:: TO DO ::
Extract the full listing verbatim and drop any pictures from your copy.
------------------------------
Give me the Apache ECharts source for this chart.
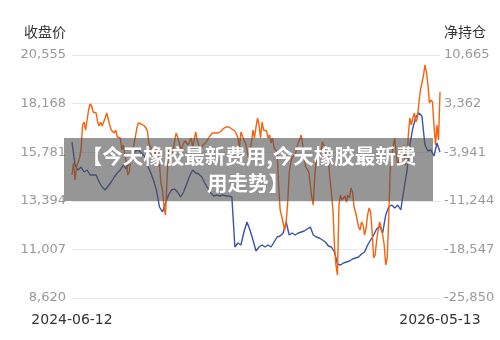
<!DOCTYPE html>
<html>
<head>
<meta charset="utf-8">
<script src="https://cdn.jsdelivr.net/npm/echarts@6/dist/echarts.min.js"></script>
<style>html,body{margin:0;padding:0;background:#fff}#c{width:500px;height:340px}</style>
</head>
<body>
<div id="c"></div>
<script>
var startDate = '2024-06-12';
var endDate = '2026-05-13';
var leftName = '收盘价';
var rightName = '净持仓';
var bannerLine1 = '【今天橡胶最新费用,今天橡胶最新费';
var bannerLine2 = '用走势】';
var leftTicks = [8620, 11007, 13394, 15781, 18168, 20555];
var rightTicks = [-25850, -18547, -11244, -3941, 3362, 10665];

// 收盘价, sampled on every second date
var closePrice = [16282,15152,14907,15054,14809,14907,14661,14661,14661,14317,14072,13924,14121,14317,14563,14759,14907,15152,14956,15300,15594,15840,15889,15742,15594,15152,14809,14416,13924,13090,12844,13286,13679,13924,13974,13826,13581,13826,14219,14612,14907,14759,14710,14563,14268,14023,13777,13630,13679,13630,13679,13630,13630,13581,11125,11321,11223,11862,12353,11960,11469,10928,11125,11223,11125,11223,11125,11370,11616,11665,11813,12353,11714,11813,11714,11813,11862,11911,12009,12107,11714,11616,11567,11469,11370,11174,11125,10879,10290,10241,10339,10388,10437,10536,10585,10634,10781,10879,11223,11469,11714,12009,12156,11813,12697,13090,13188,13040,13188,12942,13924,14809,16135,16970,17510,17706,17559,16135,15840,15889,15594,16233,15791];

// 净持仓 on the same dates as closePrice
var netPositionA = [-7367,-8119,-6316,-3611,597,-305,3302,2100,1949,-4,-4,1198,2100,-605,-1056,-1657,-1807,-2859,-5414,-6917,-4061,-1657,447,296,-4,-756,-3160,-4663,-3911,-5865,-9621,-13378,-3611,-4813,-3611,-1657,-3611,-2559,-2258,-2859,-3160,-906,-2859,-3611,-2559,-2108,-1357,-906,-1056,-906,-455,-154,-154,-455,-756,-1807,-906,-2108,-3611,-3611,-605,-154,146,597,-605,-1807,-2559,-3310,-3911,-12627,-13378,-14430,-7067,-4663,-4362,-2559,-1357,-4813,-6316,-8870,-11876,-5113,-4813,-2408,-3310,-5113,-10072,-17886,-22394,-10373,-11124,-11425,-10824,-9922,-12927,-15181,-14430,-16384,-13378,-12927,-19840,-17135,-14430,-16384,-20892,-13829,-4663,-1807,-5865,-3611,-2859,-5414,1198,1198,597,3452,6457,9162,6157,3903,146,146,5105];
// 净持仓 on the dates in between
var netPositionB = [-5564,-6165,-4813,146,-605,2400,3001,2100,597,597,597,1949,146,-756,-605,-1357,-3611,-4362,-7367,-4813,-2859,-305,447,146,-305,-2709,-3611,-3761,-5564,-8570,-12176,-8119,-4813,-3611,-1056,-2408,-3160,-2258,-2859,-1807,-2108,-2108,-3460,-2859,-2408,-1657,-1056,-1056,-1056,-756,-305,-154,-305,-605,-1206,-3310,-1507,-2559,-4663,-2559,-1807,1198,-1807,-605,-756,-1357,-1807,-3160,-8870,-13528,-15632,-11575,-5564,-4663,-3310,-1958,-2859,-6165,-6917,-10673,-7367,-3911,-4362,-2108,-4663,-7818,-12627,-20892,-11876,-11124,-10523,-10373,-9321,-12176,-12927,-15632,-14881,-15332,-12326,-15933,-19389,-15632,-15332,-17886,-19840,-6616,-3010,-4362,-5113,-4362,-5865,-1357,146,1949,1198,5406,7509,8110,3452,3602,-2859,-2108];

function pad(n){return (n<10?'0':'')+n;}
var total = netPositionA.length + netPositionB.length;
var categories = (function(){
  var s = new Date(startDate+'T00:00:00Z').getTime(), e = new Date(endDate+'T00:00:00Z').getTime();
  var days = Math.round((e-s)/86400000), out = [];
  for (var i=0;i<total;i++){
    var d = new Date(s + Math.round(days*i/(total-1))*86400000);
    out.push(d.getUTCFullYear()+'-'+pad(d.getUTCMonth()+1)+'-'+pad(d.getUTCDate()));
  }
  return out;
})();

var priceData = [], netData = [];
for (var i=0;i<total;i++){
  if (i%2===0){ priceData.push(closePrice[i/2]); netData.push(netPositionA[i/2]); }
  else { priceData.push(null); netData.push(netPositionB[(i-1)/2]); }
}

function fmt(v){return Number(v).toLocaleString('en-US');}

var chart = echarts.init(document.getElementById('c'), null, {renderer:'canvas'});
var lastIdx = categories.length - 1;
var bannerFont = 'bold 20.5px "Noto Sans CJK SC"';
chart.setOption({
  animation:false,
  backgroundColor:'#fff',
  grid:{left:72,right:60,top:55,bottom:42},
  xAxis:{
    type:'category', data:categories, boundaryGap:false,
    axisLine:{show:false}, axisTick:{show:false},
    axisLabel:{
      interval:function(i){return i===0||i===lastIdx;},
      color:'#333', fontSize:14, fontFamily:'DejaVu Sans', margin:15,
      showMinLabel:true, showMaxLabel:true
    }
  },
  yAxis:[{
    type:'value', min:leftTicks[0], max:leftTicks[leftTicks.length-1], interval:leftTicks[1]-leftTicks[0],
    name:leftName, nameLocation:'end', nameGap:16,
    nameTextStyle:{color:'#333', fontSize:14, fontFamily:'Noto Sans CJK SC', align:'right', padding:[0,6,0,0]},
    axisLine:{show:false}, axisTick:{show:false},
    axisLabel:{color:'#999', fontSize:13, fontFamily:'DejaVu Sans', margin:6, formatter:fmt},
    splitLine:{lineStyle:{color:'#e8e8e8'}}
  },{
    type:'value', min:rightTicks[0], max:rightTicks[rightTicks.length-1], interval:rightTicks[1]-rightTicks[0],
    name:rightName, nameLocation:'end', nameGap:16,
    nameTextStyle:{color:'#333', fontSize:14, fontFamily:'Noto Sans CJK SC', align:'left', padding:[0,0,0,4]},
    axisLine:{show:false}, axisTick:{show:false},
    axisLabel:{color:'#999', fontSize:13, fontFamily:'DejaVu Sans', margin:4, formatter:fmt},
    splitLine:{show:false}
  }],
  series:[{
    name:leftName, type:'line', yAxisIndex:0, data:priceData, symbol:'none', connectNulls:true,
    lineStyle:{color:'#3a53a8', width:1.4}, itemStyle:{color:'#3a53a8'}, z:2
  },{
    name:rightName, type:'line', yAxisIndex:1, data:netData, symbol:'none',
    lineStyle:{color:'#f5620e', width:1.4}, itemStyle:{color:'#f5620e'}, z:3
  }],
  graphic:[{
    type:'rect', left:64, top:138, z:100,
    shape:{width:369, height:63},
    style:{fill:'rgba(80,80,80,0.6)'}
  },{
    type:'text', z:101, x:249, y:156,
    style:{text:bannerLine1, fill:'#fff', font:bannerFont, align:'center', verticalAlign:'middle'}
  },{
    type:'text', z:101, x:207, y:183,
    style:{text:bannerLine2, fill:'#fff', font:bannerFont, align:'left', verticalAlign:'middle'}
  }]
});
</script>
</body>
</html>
------------------------------
:: ANSWER TO THIS TASK ::
Give me the Apache ECharts source for this chart.
<!DOCTYPE html>
<html>
<head>
<meta charset="utf-8">
<script src="https://cdn.jsdelivr.net/npm/echarts@6/dist/echarts.min.js"></script>
<style>html,body{margin:0;padding:0;background:#fff}#c{width:500px;height:340px}</style>
</head>
<body>
<div id="c"></div>
<script>
var startDate = '2024-06-12';
var endDate = '2026-05-13';
var leftName = '收盘价';
var rightName = '净持仓';
var bannerLine1 = '【今天橡胶最新费用,今天橡胶最新费';
var bannerLine2 = '用走势】';
var leftTicks = [8620, 11007, 13394, 15781, 18168, 20555];
var rightTicks = [-25850, -18547, -11244, -3941, 3362, 10665];

// 收盘价, sampled on every second date
var closePrice = [16282,15152,14907,15054,14809,14907,14661,14661,14661,14317,14072,13924,14121,14317,14563,14759,14907,15152,14956,15300,15594,15840,15889,15742,15594,15152,14809,14416,13924,13090,12844,13286,13679,13924,13974,13826,13581,13826,14219,14612,14907,14759,14710,14563,14268,14023,13777,13630,13679,13630,13679,13630,13630,13581,11125,11321,11223,11862,12353,11960,11469,10928,11125,11223,11125,11223,11125,11370,11616,11665,11813,12353,11714,11813,11714,11813,11862,11911,12009,12107,11714,11616,11567,11469,11370,11174,11125,10879,10290,10241,10339,10388,10437,10536,10585,10634,10781,10879,11223,11469,11714,12009,12156,11813,12697,13090,13188,13040,13188,12942,13924,14809,16135,16970,17510,17706,17559,16135,15840,15889,15594,16233,15791];

// 净持仓 on the same dates as closePrice
var netPositionA = [-7367,-8119,-6316,-3611,597,-305,3302,2100,1949,-4,-4,1198,2100,-605,-1056,-1657,-1807,-2859,-5414,-6917,-4061,-1657,447,296,-4,-756,-3160,-4663,-3911,-5865,-9621,-13378,-3611,-4813,-3611,-1657,-3611,-2559,-2258,-2859,-3160,-906,-2859,-3611,-2559,-2108,-1357,-906,-1056,-906,-455,-154,-154,-455,-756,-1807,-906,-2108,-3611,-3611,-605,-154,146,597,-605,-1807,-2559,-3310,-3911,-12627,-13378,-14430,-7067,-4663,-4362,-2559,-1357,-4813,-6316,-8870,-11876,-5113,-4813,-2408,-3310,-5113,-10072,-17886,-22394,-10373,-11124,-11425,-10824,-9922,-12927,-15181,-14430,-16384,-13378,-12927,-19840,-17135,-14430,-16384,-20892,-13829,-4663,-1807,-5865,-3611,-2859,-5414,1198,1198,597,3452,6457,9162,6157,3903,146,146,5105];
// 净持仓 on the dates in between
var netPositionB = [-5564,-6165,-4813,146,-605,2400,3001,2100,597,597,597,1949,146,-756,-605,-1357,-3611,-4362,-7367,-4813,-2859,-305,447,146,-305,-2709,-3611,-3761,-5564,-8570,-12176,-8119,-4813,-3611,-1056,-2408,-3160,-2258,-2859,-1807,-2108,-2108,-3460,-2859,-2408,-1657,-1056,-1056,-1056,-756,-305,-154,-305,-605,-1206,-3310,-1507,-2559,-4663,-2559,-1807,1198,-1807,-605,-756,-1357,-1807,-3160,-8870,-13528,-15632,-11575,-5564,-4663,-3310,-1958,-2859,-6165,-6917,-10673,-7367,-3911,-4362,-2108,-4663,-7818,-12627,-20892,-11876,-11124,-10523,-10373,-9321,-12176,-12927,-15632,-14881,-15332,-12326,-15933,-19389,-15632,-15332,-17886,-19840,-6616,-3010,-4362,-5113,-4362,-5865,-1357,146,1949,1198,5406,7509,8110,3452,3602,-2859,-2108];

function pad(n){return (n<10?'0':'')+n;}
var total = netPositionA.length + netPositionB.length;
var categories = (function(){
  var s = new Date(startDate+'T00:00:00Z').getTime(), e = new Date(endDate+'T00:00:00Z').getTime();
  var days = Math.round((e-s)/86400000), out = [];
  for (var i=0;i<total;i++){
    var d = new Date(s + Math.round(days*i/(total-1))*86400000);
    out.push(d.getUTCFullYear()+'-'+pad(d.getUTCMonth()+1)+'-'+pad(d.getUTCDate()));
  }
  return out;
})();

var priceData = [], netData = [];
for (var i=0;i<total;i++){
  if (i%2===0){ priceData.push(closePrice[i/2]); netData.push(netPositionA[i/2]); }
  else { priceData.push(null); netData.push(netPositionB[(i-1)/2]); }
}

function fmt(v){return Number(v).toLocaleString('en-US');}

var chart = echarts.init(document.getElementById('c'), null, {renderer:'canvas'});
var lastIdx = categories.length - 1;
var bannerFont = 'bold 20.5px "Noto Sans CJK SC"';
chart.setOption({
  animation:false,
  backgroundColor:'#fff',
  grid:{left:72,right:60,top:55,bottom:42},
  xAxis:{
    type:'category', data:categories, boundaryGap:false,
    axisLine:{show:false}, axisTick:{show:false},
    axisLabel:{
      interval:function(i){return i===0||i===lastIdx;},
      color:'#333', fontSize:14, fontFamily:'DejaVu Sans', margin:15,
      showMinLabel:true, showMaxLabel:true
    }
  },
  yAxis:[{
    type:'value', min:leftTicks[0], max:leftTicks[leftTicks.length-1], interval:leftTicks[1]-leftTicks[0],
    name:leftName, nameLocation:'end', nameGap:16,
    nameTextStyle:{color:'#333', fontSize:14, fontFamily:'Noto Sans CJK SC', align:'right', padding:[0,6,0,0]},
    axisLine:{show:false}, axisTick:{show:false},
    axisLabel:{color:'#999', fontSize:13, fontFamily:'DejaVu Sans', margin:6, formatter:fmt},
    splitLine:{lineStyle:{color:'#e8e8e8'}}
  },{
    type:'value', min:rightTicks[0], max:rightTicks[rightTicks.length-1], interval:rightTicks[1]-rightTicks[0],
    name:rightName, nameLocation:'end', nameGap:16,
    nameTextStyle:{color:'#333', fontSize:14, fontFamily:'Noto Sans CJK SC', align:'left', padding:[0,0,0,4]},
    axisLine:{show:false}, axisTick:{show:false},
    axisLabel:{color:'#999', fontSize:13, fontFamily:'DejaVu Sans', margin:4, formatter:fmt},
    splitLine:{show:false}
  }],
  series:[{
    name:leftName, type:'line', yAxisIndex:0, data:priceData, symbol:'none', connectNulls:true,
    lineStyle:{color:'#3a53a8', width:1.4}, itemStyle:{color:'#3a53a8'}, z:2
  },{
    name:rightName, type:'line', yAxisIndex:1, data:netData, symbol:'none',
    lineStyle:{color:'#f5620e', width:1.4}, itemStyle:{color:'#f5620e'}, z:3
  }],
  graphic:[{
    type:'rect', left:64, top:138, z:100,
    shape:{width:369, height:63},
    style:{fill:'rgba(80,80,80,0.6)'}
  },{
    type:'text', z:101, x:249, y:156,
    style:{text:bannerLine1, fill:'#fff', font:bannerFont, align:'center', verticalAlign:'middle'}
  },{
    type:'text', z:101, x:207, y:183,
    style:{text:bannerLine2, fill:'#fff', font:bannerFont, align:'left', verticalAlign:'middle'}
  }]
});
</script>
</body>
</html>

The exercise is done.